In the context of giving shares to a minor, this position could give rise to risk and uncertainty. Shares are not necessaries, so any contractual obligation of the child arising from the shareholdings is unlikely to be binding.
Consequently, the child could relinquish such obligations in relation to owning shares. This includes paying for their shares and abiding by the terms of any shareholders’ agreement that may be in place.
Some banks and other service providers require the consent of all shareholders to enter into a contract. Thus, a company with a child shareholder may face difficulties accessing such services, like opening a business bank account or acquiring a loan.
Other considerations when giving shares to a minor
Families can be complicated, especially in business, so think carefully before giving shares to your children. It is a big decision because they will essentially control part of the company.

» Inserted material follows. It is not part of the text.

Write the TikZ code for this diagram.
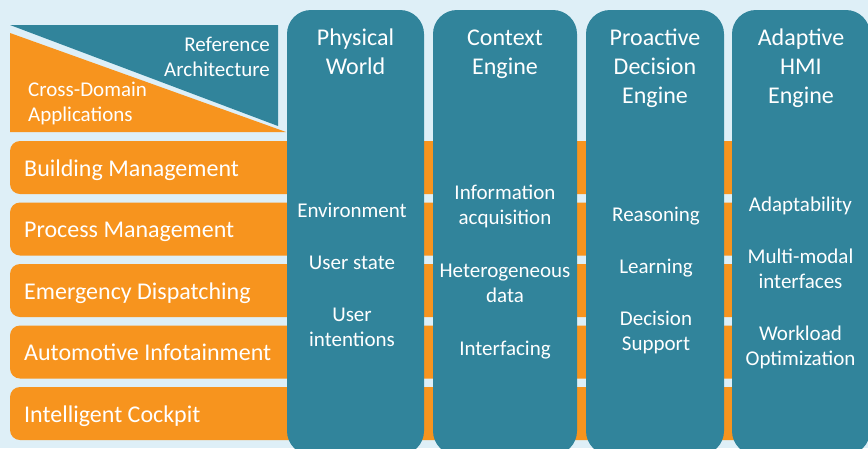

If you transfer a large percentage of shareholdings to your child, what happens if they disagree with a proposal and outvote you on a resolution? Or you decide that you want to reclaim greater control of the business but they refuse to give back their shares?
If you have more than one child, disagreements and rivalry may also come into play. Particularly if an older sibling receives shares before the younger one. This might sound far-fetched, but children do not always have the maturity to handle such situations.
Before giving shares to a minor, consider taking professional advice on the best option for you and your child. Creating a new class of share without voting rights may be more appropriate than transferring existing shares with voting rights.
Alternatively, you could act as a nominee shareholder on trust on behalf of your child. This would address the potential risks and obstacles associated with a minor’s lack of capacity to contract. It may also help to alleviate the concerns of other shareholders and future investors.
Under this type of arrangement, your child would retain the underlying (beneficial) interest in the shares, but the company would register you as the legal owner of the shares in a nominee capacity.
As a nominee, you would exercise voting rights, receive dividend payments, and sign contracts on behalf of your child. Once they reach the age of majority, they can take possession of the shares.
So, there you have it! There is no minimum age for a shareholder, unless imposed by a provision in the company’s articles of association. Likewise for people with significant control. But you cannot appoint a minor under the age of 16 as a director or company secretary.
There are many potential benefits to transferring shares to your child, including tax planning and teaching them about investments. Nevertheless, there are also pitfalls to be aware of, such as parental settlement rules, Capital Gains Tax, Inheritance Tax, and the capacity to contract.
It’s a complex situation that requires a lot of thought and careful planning. As such, we recommend seeking professional advice from an accountant before gifting shares to your child.